The shooting of Timothy Thomas was the most recent in a series of incidents involving police abuse in Cincinnati. The city's police force has a long history of racism and violence:

* Thomas was the fourth black man killed by Cincinnati police since November, and the fifteenth such victim since 1995. On November 7, 2000, Roger Owensby, 29, was killed while in police custody. He was approached by police in a convenience store, and when he tried to flee he was tackled, sprayed with a chemical irritant and handcuffed. He died from asphyxiation, either by strangulation or a “piling-on” situation in which the victim's chest was compressed. The following day, Jeffrey Irons, 30, was shot dead by police after allegedly trying to steal deodorant and soap from a grocery store. The US Justice Department announced its intention to conduct an investigation into the two deaths.

* In March of 2000 Cincinnati City Council passed a resolution outlawing the practice of racial profiling, in response to public outrage.

* Cincinnati Police Chief Thomas Streicher used a racial epithet during a May 2000 training session and was forced to agree to counseling as a result. In June 2000 a federal mediator was brought in to help ease racial tensions between the police and the city's blacks, who comprise some 40 percent of the 331,000 residents.

* Last November a citizens' review board criticized the police over the 1998 killing of Thomas Blair. The review board said the city's investigations into the shooting were so poorly done that it could not determine whether the shooting was justified.

* The American Civil Liberties Union and the Cincinnati Black United Front filed a law suit in March of this year accusing the police department of illegally targeting and harassing blacks on the basis of their race for the past 30 years.

The killing of Timothy Thomas is only the latest in a string of police crimes in the US against working class victims, for the most part blacks or other minorities. Among the most well-known cases are the murder of African immigrant Amadou Diallo in a hail of bullets in February 1999 and the torture of Haitian-born Abner Louima in August 1997, both in New York City. In Los Angeles investigations revealed a widespread pattern of unjustified arrests, beatings, witness intimidation, illegal shootings, planting of evidence, frame-ups and perjury by police in the CRASH unit of the Rampart Division.

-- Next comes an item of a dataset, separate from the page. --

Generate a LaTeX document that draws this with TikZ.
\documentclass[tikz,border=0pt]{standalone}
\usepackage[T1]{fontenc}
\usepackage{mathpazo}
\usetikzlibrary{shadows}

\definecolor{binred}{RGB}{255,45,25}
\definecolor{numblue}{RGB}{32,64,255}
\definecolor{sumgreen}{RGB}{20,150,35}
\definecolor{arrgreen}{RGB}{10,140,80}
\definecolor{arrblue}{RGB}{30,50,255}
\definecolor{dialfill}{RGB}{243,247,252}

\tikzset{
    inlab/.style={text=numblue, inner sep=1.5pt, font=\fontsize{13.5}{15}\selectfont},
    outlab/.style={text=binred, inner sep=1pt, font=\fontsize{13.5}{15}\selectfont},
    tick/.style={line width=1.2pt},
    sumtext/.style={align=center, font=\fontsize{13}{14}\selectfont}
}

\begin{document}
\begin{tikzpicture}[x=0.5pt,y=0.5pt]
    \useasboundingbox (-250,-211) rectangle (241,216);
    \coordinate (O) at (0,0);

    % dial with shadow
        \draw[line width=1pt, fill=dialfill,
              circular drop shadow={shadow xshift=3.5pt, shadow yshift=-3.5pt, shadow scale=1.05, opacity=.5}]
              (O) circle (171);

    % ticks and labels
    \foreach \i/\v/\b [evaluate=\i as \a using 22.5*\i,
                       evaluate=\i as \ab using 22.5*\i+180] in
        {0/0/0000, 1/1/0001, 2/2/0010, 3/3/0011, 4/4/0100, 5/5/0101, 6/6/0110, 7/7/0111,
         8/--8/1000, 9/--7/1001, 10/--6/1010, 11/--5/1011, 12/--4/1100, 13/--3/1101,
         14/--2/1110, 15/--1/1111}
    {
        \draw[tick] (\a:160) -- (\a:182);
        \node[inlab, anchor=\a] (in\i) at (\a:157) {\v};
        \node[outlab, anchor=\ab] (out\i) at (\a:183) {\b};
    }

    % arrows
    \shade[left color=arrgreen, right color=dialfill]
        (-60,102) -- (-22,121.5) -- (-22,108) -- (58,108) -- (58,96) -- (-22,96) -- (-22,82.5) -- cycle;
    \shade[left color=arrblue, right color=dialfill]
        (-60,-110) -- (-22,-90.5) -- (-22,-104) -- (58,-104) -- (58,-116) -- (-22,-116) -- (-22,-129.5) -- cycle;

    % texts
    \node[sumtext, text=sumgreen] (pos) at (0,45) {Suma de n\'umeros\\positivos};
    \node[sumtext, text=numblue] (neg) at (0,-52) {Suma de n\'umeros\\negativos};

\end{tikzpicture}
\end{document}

According to recent press reports, the Detroit police force has been carrying out mass arrests in homicide cases in order to coerce witnesses into talking. In 1998 Detroit police arrested 1,310 people while investigating 430 murders, an unheard of ratio. A federal lawsuit was filed in March in Detroit seeking to ban the “pattern and practice of arresting witnesses who may have knowledge of murders but who are not involved in the actual murders.”

Revelations of systematic police violence and corruption have emerged in a whole number of major US cities over the past decade, and police killings of minority workers or youth occur with almost mind-numbing frequency.

The rioting in Cincinnati reveals the enormous social tensions lying just beneath the surface of American society. Social conditions are similar in every major urban area. On the one hand, a small minority has prospered and enjoys fabulous wealth; on the other, a considerable section of the population lives in poverty or just manages to stay above the poverty level. The police violence and murders are themselves a function of social inequality, as the worsening conditions make further repression by the authorities inevitable. The events in Cincinnati, coming as they do at the onset of a sharp economic downturn, could herald social eruptions in other US cities this spring and summer.